* [WHAT TO WORK ON]
Within the data that follows, set down exactly the lines from the one containing "Reproduce this chart with Bokeh." through the one containing "p.ygrid.visible = False", both ends included.

* [RECORD LIST]
════

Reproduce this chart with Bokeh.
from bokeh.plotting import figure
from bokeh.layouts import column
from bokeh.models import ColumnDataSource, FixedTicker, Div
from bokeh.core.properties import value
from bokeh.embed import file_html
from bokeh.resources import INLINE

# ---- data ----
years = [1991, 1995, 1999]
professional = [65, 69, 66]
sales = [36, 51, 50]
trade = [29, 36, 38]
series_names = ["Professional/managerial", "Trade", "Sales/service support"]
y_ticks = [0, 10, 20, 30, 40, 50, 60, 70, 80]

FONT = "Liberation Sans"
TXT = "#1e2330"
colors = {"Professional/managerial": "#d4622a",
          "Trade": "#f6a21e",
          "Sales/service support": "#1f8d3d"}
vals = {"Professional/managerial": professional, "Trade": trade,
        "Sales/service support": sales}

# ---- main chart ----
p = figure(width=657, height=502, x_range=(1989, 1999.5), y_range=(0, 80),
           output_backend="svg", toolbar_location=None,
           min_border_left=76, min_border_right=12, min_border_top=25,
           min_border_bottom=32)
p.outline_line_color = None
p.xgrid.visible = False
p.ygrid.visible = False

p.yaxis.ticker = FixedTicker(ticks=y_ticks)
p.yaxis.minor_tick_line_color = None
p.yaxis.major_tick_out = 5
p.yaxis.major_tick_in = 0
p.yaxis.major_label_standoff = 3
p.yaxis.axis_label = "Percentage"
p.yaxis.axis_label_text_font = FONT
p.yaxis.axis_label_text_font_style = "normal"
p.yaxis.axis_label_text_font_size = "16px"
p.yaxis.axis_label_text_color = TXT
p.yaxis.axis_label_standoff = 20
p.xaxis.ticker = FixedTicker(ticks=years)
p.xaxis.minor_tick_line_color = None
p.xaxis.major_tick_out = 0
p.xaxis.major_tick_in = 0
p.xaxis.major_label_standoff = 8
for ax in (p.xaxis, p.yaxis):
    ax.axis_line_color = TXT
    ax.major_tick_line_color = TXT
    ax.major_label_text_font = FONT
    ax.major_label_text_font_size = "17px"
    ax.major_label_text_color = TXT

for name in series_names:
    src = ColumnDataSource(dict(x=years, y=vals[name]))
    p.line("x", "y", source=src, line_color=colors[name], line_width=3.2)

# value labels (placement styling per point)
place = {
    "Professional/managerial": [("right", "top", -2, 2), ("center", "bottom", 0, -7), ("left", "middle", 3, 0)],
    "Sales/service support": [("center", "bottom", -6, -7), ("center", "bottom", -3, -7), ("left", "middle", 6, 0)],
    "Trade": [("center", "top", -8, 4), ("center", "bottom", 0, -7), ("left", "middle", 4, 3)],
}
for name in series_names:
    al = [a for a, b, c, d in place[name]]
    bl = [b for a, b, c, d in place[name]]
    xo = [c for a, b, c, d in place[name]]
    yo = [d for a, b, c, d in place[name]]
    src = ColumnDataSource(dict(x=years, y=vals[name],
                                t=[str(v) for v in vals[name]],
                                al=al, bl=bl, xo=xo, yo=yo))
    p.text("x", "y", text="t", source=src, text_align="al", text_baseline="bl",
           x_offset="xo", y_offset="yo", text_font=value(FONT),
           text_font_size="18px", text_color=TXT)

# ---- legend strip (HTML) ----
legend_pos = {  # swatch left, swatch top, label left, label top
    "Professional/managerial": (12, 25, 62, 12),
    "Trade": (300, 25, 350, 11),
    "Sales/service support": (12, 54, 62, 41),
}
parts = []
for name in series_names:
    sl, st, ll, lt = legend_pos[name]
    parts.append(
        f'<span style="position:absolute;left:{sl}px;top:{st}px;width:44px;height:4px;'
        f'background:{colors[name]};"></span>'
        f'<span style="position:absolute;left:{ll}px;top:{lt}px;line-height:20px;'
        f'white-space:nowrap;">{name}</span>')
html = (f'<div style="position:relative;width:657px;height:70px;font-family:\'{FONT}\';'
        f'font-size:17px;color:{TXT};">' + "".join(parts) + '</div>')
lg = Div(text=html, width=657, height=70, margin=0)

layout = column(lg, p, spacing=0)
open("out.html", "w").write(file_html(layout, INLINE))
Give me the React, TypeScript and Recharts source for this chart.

════

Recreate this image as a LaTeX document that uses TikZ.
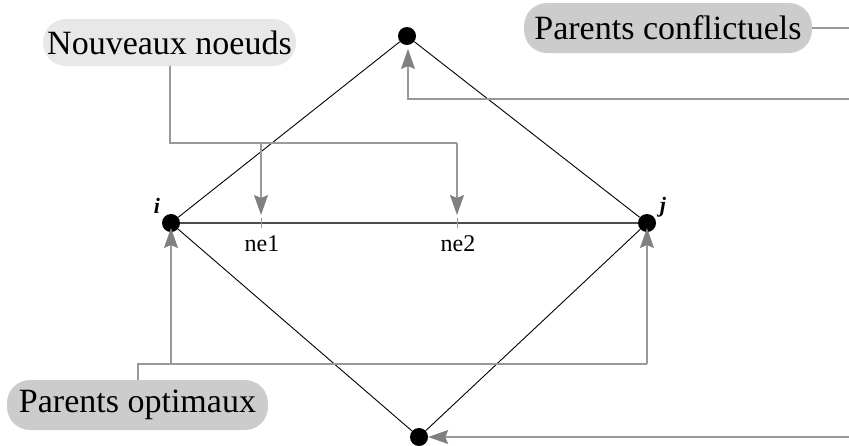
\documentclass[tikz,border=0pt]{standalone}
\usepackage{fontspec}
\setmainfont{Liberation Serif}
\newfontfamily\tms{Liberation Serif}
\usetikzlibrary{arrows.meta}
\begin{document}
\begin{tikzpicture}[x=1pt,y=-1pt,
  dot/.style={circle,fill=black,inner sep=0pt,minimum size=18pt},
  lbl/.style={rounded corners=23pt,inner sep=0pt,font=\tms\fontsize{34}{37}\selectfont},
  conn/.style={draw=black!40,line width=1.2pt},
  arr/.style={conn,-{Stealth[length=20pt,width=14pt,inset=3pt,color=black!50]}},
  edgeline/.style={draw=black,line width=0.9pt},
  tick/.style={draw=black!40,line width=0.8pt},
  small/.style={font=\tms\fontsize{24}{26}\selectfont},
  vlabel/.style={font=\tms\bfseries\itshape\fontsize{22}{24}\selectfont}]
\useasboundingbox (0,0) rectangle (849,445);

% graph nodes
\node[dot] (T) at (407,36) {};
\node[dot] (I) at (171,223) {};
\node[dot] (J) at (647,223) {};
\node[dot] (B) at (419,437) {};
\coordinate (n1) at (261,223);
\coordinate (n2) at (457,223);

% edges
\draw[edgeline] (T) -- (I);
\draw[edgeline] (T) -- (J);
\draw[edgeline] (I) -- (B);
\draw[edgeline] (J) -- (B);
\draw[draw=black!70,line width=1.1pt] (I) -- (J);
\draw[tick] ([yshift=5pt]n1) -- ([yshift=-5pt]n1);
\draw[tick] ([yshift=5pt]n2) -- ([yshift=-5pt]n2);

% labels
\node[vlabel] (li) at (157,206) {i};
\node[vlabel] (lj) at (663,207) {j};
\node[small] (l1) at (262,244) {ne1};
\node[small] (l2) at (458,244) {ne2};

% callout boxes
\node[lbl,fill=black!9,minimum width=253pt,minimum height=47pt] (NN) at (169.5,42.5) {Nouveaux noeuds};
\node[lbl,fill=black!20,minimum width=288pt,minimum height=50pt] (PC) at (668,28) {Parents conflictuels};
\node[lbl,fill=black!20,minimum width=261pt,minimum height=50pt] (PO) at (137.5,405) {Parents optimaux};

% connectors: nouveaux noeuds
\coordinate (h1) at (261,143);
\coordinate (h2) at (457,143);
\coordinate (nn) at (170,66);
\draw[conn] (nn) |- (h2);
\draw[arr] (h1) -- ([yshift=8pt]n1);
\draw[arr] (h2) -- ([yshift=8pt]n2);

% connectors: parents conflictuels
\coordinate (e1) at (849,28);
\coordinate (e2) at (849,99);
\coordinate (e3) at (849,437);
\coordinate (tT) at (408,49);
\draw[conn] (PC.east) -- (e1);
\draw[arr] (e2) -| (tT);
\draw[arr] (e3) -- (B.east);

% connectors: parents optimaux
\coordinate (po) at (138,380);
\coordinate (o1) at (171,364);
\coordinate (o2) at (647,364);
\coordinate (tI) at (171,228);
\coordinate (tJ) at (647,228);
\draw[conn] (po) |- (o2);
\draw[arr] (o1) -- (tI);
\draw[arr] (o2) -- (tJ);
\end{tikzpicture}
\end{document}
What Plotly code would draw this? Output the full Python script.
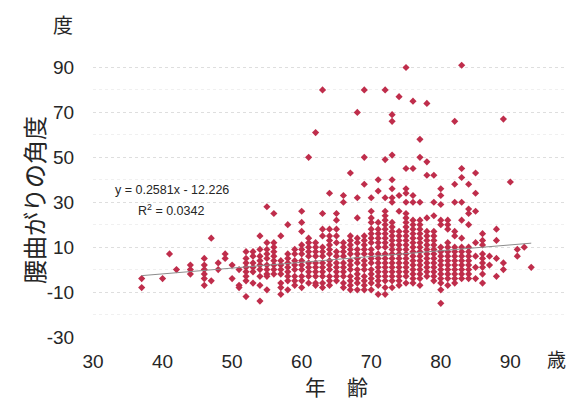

════

* [TASK SOLUTION]
Reproduce this chart with Bokeh.
from bokeh.plotting import figure
from bokeh.layouts import column
from bokeh.models import ColumnDataSource, FixedTicker, Div
from bokeh.core.properties import value
from bokeh.embed import file_html
from bokeh.resources import INLINE

# ---- data ----
years = [1991, 1995, 1999]
professional = [65, 69, 66]
sales = [36, 51, 50]
trade = [29, 36, 38]
series_names = ["Professional/managerial", "Trade", "Sales/service support"]
y_ticks = [0, 10, 20, 30, 40, 50, 60, 70, 80]

FONT = "Liberation Sans"
TXT = "#1e2330"
colors = {"Professional/managerial": "#d4622a",
          "Trade": "#f6a21e",
          "Sales/service support": "#1f8d3d"}
vals = {"Professional/managerial": professional, "Trade": trade,
        "Sales/service support": sales}

# ---- main chart ----
p = figure(width=657, height=502, x_range=(1989, 1999.5), y_range=(0, 80),
           output_backend="svg", toolbar_location=None,
           min_border_left=76, min_border_right=12, min_border_top=25,
           min_border_bottom=32)
p.outline_line_color = None
p.xgrid.visible = False
p.ygrid.visible = False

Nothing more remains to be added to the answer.